Cartilha derivada de um longo processo de formação em comunicação realizado com militantes do Fórum de Mulheres de Pernambuco revela questões pertinentes sobre uso das tecnologias digitais por movimentos feministas.
Durante a pandemia, a transferência de inúmeras atividades antes presenciais para a esfera digital aumentou o tráfego de dados na internet no mundo inteiro e, com isso, testemunhamos uma aceleração do processo de dependência social das Tecnologias de Informação e Comunicação (TICs). As chamadas por vídeo tornaram-se tão comuns como em filmes de ficção científica de bons anos atrás e elas são apenas um exemplo bobo de como e para quem o desenvolvimento aconteceu.
Enquanto alguns ficam ricos, numa realidade paralela que parece acontecer num passado distante, a tecnologia não tem tanta pressa para chegar. Os sinais da internet são recebidos apenas num smartphone antigo de tela pequena e com pouca memória, compartilhado com os filhos. É possível acessar o WhatsApp e Facebook através de planos de operadoras de telefonia que oferecem criminalmente uso ilimitado destes aplicativos. A banda larga tem sinal fraco e velocidade baixa porque o modem fica na casa do vizinho e vem do gatonet*. Essas são as experiências de várias mulheres negras e seus filhos. Durante a pandemia, as crianças pararam os estudos e muitas mulheres foram demitidas do emprego. Além disso, estão impossibilitados de acessar direitos básicos, como o auxílio emergencial, disponibilizado através do aplicativo da Caixa Econômica Federal ou o TeleSUS, serviço virtual de telemedicina oferecido pelo Sistema Único de Saúde para atendimento ao Coronavírus.
Enquanto a falta de acesso diminui a autonomia e afeta a autoestima, o avanço exponencial da tecnologia (nos termos hoje postos) ameaça a democracia, o ativismo, a manutenção de empregos e, por consequência, a sobrevivência dessas mulheres. Refletir sobre tecnologia para não ser devorada por ela é, portanto, essencial e essa foi a missão do processo de formação levada a cabo durante um ano para e por feministas do Fórum de Mulheres de Pernambuco (FMPE).

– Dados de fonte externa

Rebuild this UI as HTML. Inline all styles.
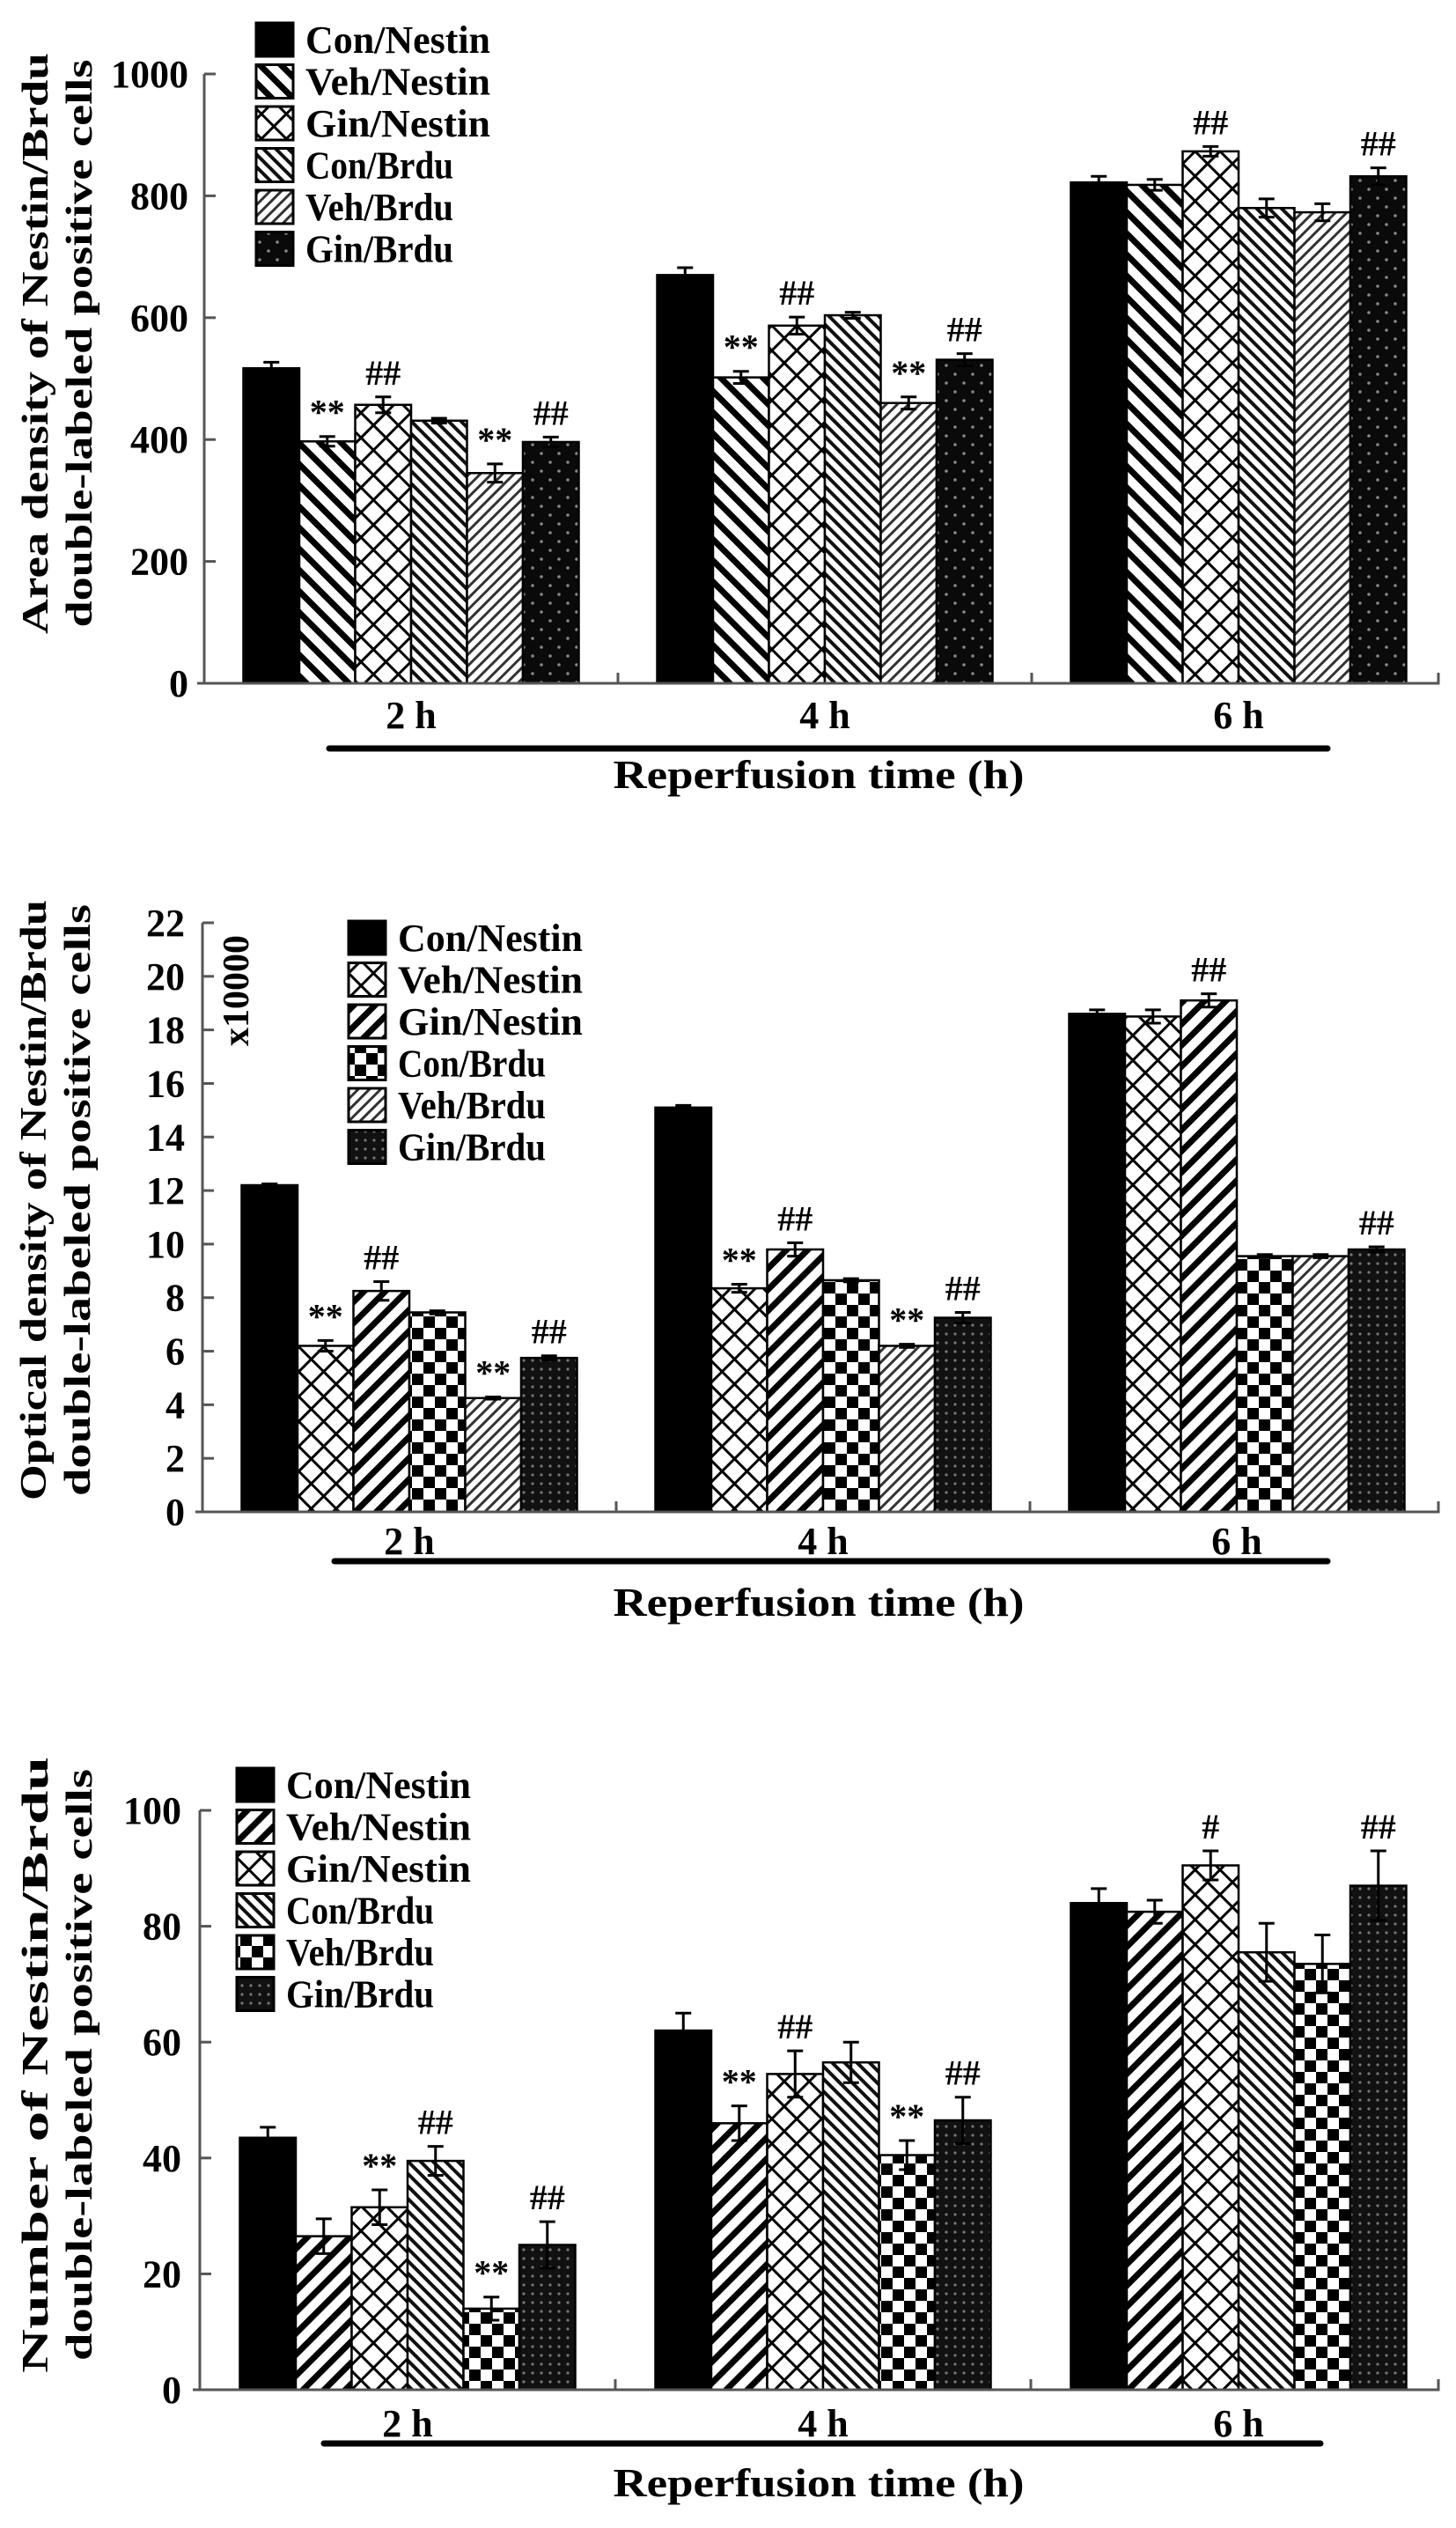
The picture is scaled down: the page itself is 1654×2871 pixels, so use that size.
<!DOCTYPE html>
<html><head><meta charset="utf-8"><style>
html,body{margin:0;padding:0;background:#fff;}
svg{display:block;}
text{font-family:"Liberation Serif",serif;font-weight:bold;fill:#000;}
</style></head>
<body>
<svg id="fig" xmlns="http://www.w3.org/2000/svg" width="1654" height="2871" viewBox="0 0 1654 2871">
<defs>
  <pattern id="pSolid" patternUnits="userSpaceOnUse" width="10" height="10"><rect width="10" height="10" fill="#000"/></pattern>
  <pattern id="pThickBack" patternUnits="userSpaceOnUse" width="17" height="17" patternTransform="rotate(-45)"><rect width="17" height="17" fill="#fff"/><rect width="7" height="17" fill="#000"/></pattern>
  <pattern id="pThickFwd" patternUnits="userSpaceOnUse" width="17" height="17" patternTransform="rotate(45)"><rect width="17" height="17" fill="#fff"/><rect width="7" height="17" fill="#000"/></pattern>
  <pattern id="pCross" patternUnits="userSpaceOnUse" width="20" height="20" patternTransform="rotate(45)"><rect width="20" height="20" fill="#fff"/><rect width="3" height="20" fill="#000"/><rect width="20" height="3" fill="#000"/></pattern>
  <pattern id="pThinBack" patternUnits="userSpaceOnUse" width="10" height="10" patternTransform="rotate(-45)"><rect width="10" height="10" fill="#fff"/><rect width="4" height="10" fill="#111"/></pattern>
  <pattern id="pThinFwd" patternUnits="userSpaceOnUse" width="9" height="9" patternTransform="rotate(45)"><rect width="9" height="9" fill="#fff"/><rect width="3" height="9" fill="#333"/></pattern>
  <pattern id="pChecker" patternUnits="userSpaceOnUse" width="26" height="26"><rect width="26" height="26" fill="#fff"/><rect width="13" height="13" fill="#000"/><rect x="13" y="13" width="13" height="13" fill="#000"/></pattern>
  <pattern id="pDots" patternUnits="userSpaceOnUse" width="20" height="20"><rect width="20" height="20" fill="#0a0a0a"/><circle cx="5" cy="5" r="1.8" fill="#888"/><circle cx="15" cy="15" r="1.8" fill="#888"/></pattern>
  <pattern id="pDotsDense" patternUnits="userSpaceOnUse" width="10" height="10"><rect width="10" height="10" fill="#111"/><circle cx="5" cy="5" r="1.6" fill="#777"/></pattern>
</defs>
</svg>
<script>
// ---------- shared ----------
const categories = ["2 h", "4 h", "6 h"];
const seriesNames = ["Con/Nestin", "Veh/Nestin", "Gin/Nestin", "Con/Brdu", "Veh/Brdu", "Gin/Brdu"];

// ---------- chart 1: area density ----------
const c1Ticks = [0, 200, 400, 600, 800, 1000];
const c1ConNestin = [517, 670, 822];
const c1VehNestin = [397, 502, 818];
const c1GinNestin = [457, 587, 873];
const c1ConBrdu = [431, 604, 780];
const c1VehBrdu = [345, 460, 773];
const c1GinBrdu = [396, 531, 832];
const c1ErrConNestin = [10, 12, 10];
const c1ErrVehNestin = [8, 10, 9];
const c1ErrGinNestin = [13, 14, 8];
const c1ErrConBrdu = [4, 5, 15];
const c1ErrVehBrdu = [15, 10, 14];
const c1ErrGinBrdu = [8, 10, 14];
const c1MarkConNestin = ["", "", ""];
const c1MarkVehNestin = ["**", "**", ""];
const c1MarkGinNestin = ["##", "##", "##"];
const c1MarkConBrdu = ["", "", ""];
const c1MarkVehBrdu = ["**", "**", ""];
const c1MarkGinBrdu = ["##", "##", "##"];

// ---------- chart 2: optical density ----------
const c2Ticks = [0, 2, 4, 6, 8, 10, 12, 14, 16, 18, 20, 22];
const c2ConNestin = [12.2, 15.1, 18.6];
const c2VehNestin = [6.2, 8.35, 18.5];
const c2GinNestin = [8.25, 9.8, 19.1];
const c2ConBrdu = [7.45, 8.65, 9.55];
const c2VehBrdu = [4.25, 6.2, 9.55];
const c2GinBrdu = [5.75, 7.25, 9.8];
const c2ErrConNestin = [0.05, 0.08, 0.15];
const c2ErrVehNestin = [0.2, 0.15, 0.25];
const c2ErrGinNestin = [0.35, 0.25, 0.25];
const c2ErrConBrdu = [0.06, 0.06, 0.06];
const c2ErrVehBrdu = [0.04, 0.06, 0.06];
const c2ErrGinBrdu = [0.08, 0.2, 0.1];
const c2MarkConNestin = ["", "", ""];
const c2MarkVehNestin = ["**", "**", ""];
const c2MarkGinNestin = ["##", "##", "##"];
const c2MarkConBrdu = ["", "", ""];
const c2MarkVehBrdu = ["**", "**", ""];
const c2MarkGinBrdu = ["##", "##", "##"];

// ---------- chart 3: number of cells ----------
const c3Ticks = [0, 20, 40, 60, 80, 100];
const c3ConNestin = [43.5, 62, 84];
const c3VehNestin = [26.5, 46, 82.5];
const c3GinNestin = [31.5, 54.5, 90.5];
const c3ConBrdu = [39.5, 56.5, 75.5];
const c3VehBrdu = [14, 40.5, 73.5];
const c3GinBrdu = [25, 46.5, 87];
const c3ErrConNestin = [1.8, 3, 2.5];
const c3ErrVehNestin = [3, 3, 2];
const c3ErrGinNestin = [3, 4, 2.5];
const c3ErrConBrdu = [2.5, 3.5, 5];
const c3ErrVehBrdu = [2, 2.5, 5];
const c3ErrGinBrdu = [4, 4, 6];
const c3MarkConNestin = ["", "", ""];
const c3MarkVehNestin = ["", "**", ""];
const c3MarkGinNestin = ["**", "##", "#"];
const c3MarkConBrdu = ["##", "", ""];
const c3MarkVehBrdu = ["**", "**", ""];
const c3MarkGinBrdu = ["##", "##", "##"];

const NS = "http://www.w3.org/2000/svg";
const svg = document.getElementById("fig");
function mk(tag, attrs, parent) {
  const e = document.createElementNS(NS, tag);
  for (const k in attrs) e.setAttribute(k, attrs[k]);
  (parent || svg).appendChild(e);
  return e;
}

function drawChart(cfg) {
  const g = mk("g", {});
  
  
  const x0 = cfg.x0, xEnd = 1634, catW = cfg.catW, barW = 63.5;
  const yScale = v => cfg.yZero - v * (cfg.yZero - cfg.yTop) / cfg.max;
  const groupCenter = i => x0 + catW * (i + 0.5);
  const barX = (gi, si) => groupCenter(gi) - 3 * barW + si * barW;

  cfg.series.forEach((vals, si) => {
    vals.forEach((v, gi) => {
      const x = barX(gi, si), y = yScale(v);
      const r = mk("rect", {x: x, y: y, width: barW, height: cfg.yZero - y, fill: "url(#" + cfg.patterns[si] + ")", stroke: "#000", "stroke-width": 2.5}, g);
      
      
      const e = cfg.errs[si][gi];
      const cx = x + barW / 2;
      const eb = mk("path", {d: "M" + cx + " " + yScale(v - e) + "V" + yScale(v + e) + "M" + (cx - 9) + " " + yScale(v + e) + "H" + (cx + 9) + "M" + (cx - 9) + " " + yScale(v - e) + "H" + (cx + 9), stroke: "#000", "stroke-width": 3, fill: "none"}, g);
      
      
      const m = cfg.marks[si][gi];
      if (m) {
        const t = mk("text", {x: cx, y: yScale(v + e) - 14, "text-anchor": "middle", "font-size": 40}, g);
        t.textContent = m;
        
        
      }
    });
  });

  const ya = mk("path", {d: "M" + x0 + " " + cfg.yTop + "V" + cfg.yZero, stroke: "#555", "stroke-width": 3, fill: "none"}, g);
  
  
  const xa = mk("path", {d: "M" + (x0 - 8) + " " + cfg.yZero + "H" + xEnd + "V" + (cfg.yZero - 12), stroke: "#555", "stroke-width": 3, fill: "none"}, g);
  
  
  for (let i = 1; i < categories.length; i++) {
    const tk = mk("path", {d: "M" + (x0 + catW * i) + " " + cfg.yZero + "v-12", stroke: "#555", "stroke-width": 3}, g);
    
    
  }
  cfg.ticks.forEach(v => {
    const y = yScale(v);
    const tk = mk("path", {d: "M" + x0 + " " + y + "h13", stroke: "#555", "stroke-width": 3}, g);
    
    
    const t = mk("text", {x: cfg.tickRight, y: y + 15, "text-anchor": "end", "font-size": 44}, g);
    t.textContent = v;
    
    
  });
  categories.forEach((c, i) => {
    const t = mk("text", {x: groupCenter(i), y: cfg.catLabelY + 15, "text-anchor": "middle", "font-size": 44}, g);
    t.textContent = c;
    
    
  });
  const bl = mk("path", {d: "M" + cfg.lineX1 + " " + cfg.lineY + "H" + cfg.lineX2, stroke: "#000", "stroke-width": 7, "stroke-linecap": "round"}, g);
  
  
  const xt = mk("text", {x: 930, y: cfg.titleY + 15, "text-anchor": "middle", "font-size": 46, textLength: 467, lengthAdjust: "spacingAndGlyphs"}, g);
  xt.textContent = "Reperfusion time (h)";
  
  

  cfg.yTitle.forEach((line, li) => {
    const cx = cfg.yTitleX[li], cy = cfg.yTitleY;
    const t = mk("text", {x: cx, y: cy, "text-anchor": "middle", "font-size": 42, transform: "rotate(-90 " + cx + " " + cy + ")", textLength: cfg.yTitleLen[li], lengthAdjust: "spacingAndGlyphs", dy: 14}, g);
    t.textContent = line;
    
    
  });

  const lg = mk("g", {}, g);
  
  
  seriesNames.forEach((s, si) => {
    const cy = cfg.legY0 + si * 47.5;
    const r = mk("rect", {x: cfg.legX, y: cy - 19, width: 42, height: 38, fill: "url(#" + cfg.patterns[si] + ")", stroke: "#000", "stroke-width": 3}, lg);
    
    
    const t = mk("text", {x: cfg.legX + 56, y: cy + 15, "font-size": 44, textLength: s.length * 21, lengthAdjust: "spacingAndGlyphs"}, lg);
    t.textContent = s;
    
    
  });
}

drawChart({
  name: "chart-area-density", x0: 232, catW: 470, yZero: 776, yTop: 84, max: 1000, ticks: c1Ticks, tickRight: 214,
  series: [c1ConNestin, c1VehNestin, c1GinNestin, c1ConBrdu, c1VehBrdu, c1GinBrdu],
  errs: [c1ErrConNestin, c1ErrVehNestin, c1ErrGinNestin, c1ErrConBrdu, c1ErrVehBrdu, c1ErrGinBrdu],
  marks: [c1MarkConNestin, c1MarkVehNestin, c1MarkGinNestin, c1MarkConBrdu, c1MarkVehBrdu, c1MarkGinBrdu],
  patterns: ["pSolid", "pThickBack", "pCross", "pThinBack", "pThinFwd", "pDots"],
  catLabelY: 812, lineX1: 374, lineX2: 1508, lineY: 850, titleY: 880,
  yTitle: ["Area density of Nestin/Brdu", "double-labeled positive cells"], yTitleX: [40, 90], yTitleY: 390, yTitleLen: [660, 645],
  legX: 291, legY0: 45
});
drawChart({
  name: "chart-optical-density", x0: 230, catW: 470, yZero: 1717, yTop: 1048, max: 22, ticks: c2Ticks, tickRight: 210,
  series: [c2ConNestin, c2VehNestin, c2GinNestin, c2ConBrdu, c2VehBrdu, c2GinBrdu],
  errs: [c2ErrConNestin, c2ErrVehNestin, c2ErrGinNestin, c2ErrConBrdu, c2ErrVehBrdu, c2ErrGinBrdu],
  marks: [c2MarkConNestin, c2MarkVehNestin, c2MarkGinNestin, c2MarkConBrdu, c2MarkVehBrdu, c2MarkGinBrdu],
  patterns: ["pSolid", "pCross", "pThickFwd", "pChecker", "pThinFwd", "pDotsDense"],
  catLabelY: 1750, lineX1: 380, lineX2: 1508, lineY: 1773, titleY: 1820,
  yTitle: ["Optical density of Nestin/Brdu", "double-labeled positive cells"], yTitleX: [38, 88], yTitleY: 1363, yTitleLen: [682, 672],
  legX: 396, legY0: 1065
});
drawChart({
  name: "chart-cell-number", x0: 227, catW: 472, yZero: 2714, yTop: 2056, max: 100, ticks: c3Ticks, tickRight: 206,
  series: [c3ConNestin, c3VehNestin, c3GinNestin, c3ConBrdu, c3VehBrdu, c3GinBrdu],
  errs: [c3ErrConNestin, c3ErrVehNestin, c3ErrGinNestin, c3ErrConBrdu, c3ErrVehBrdu, c3ErrGinBrdu],
  marks: [c3MarkConNestin, c3MarkVehNestin, c3MarkGinNestin, c3MarkConBrdu, c3MarkVehBrdu, c3MarkGinBrdu],
  patterns: ["pSolid", "pThickFwd", "pCross", "pThinBack", "pChecker", "pDotsDense"],
  catLabelY: 2752, lineX1: 368, lineX2: 1500, lineY: 2775, titleY: 2820,
  yTitle: ["Number of Nestin/Brdu", "double-labeled positive cells"], yTitleX: [40, 90], yTitleY: 2345, yTitleLen: [700, 672],
  legX: 269, legY0: 2027
});

const mult = mk("text", {x: 268, y: 1125, "text-anchor": "middle", "font-size": 42, transform: "rotate(-90 268 1125)", dy: 14});
mult.textContent = "x10000";


</script>
</body></html>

O resultado desse processo pedagógico feminista intitulado “Cuidados Digitais e Comunicação de Guerrilha” vem à público num momento em que os debates sobre tecnologia e as inseguranças em relação à seus avanços estão em alta, mas não trazem para a centralidade do debate as experiências populares e ativistas. Na publicação, o FMPE oferece o método e uma sistematização dos aprendizados coletivos. Longe de oferecer soluções fáceis, os textos incitam reflexão crítica, promovem autocuidado no uso da internet e fornecem inspiração para as batalhas digitais e reais por um mundo onde a vida das mulheres negras importam.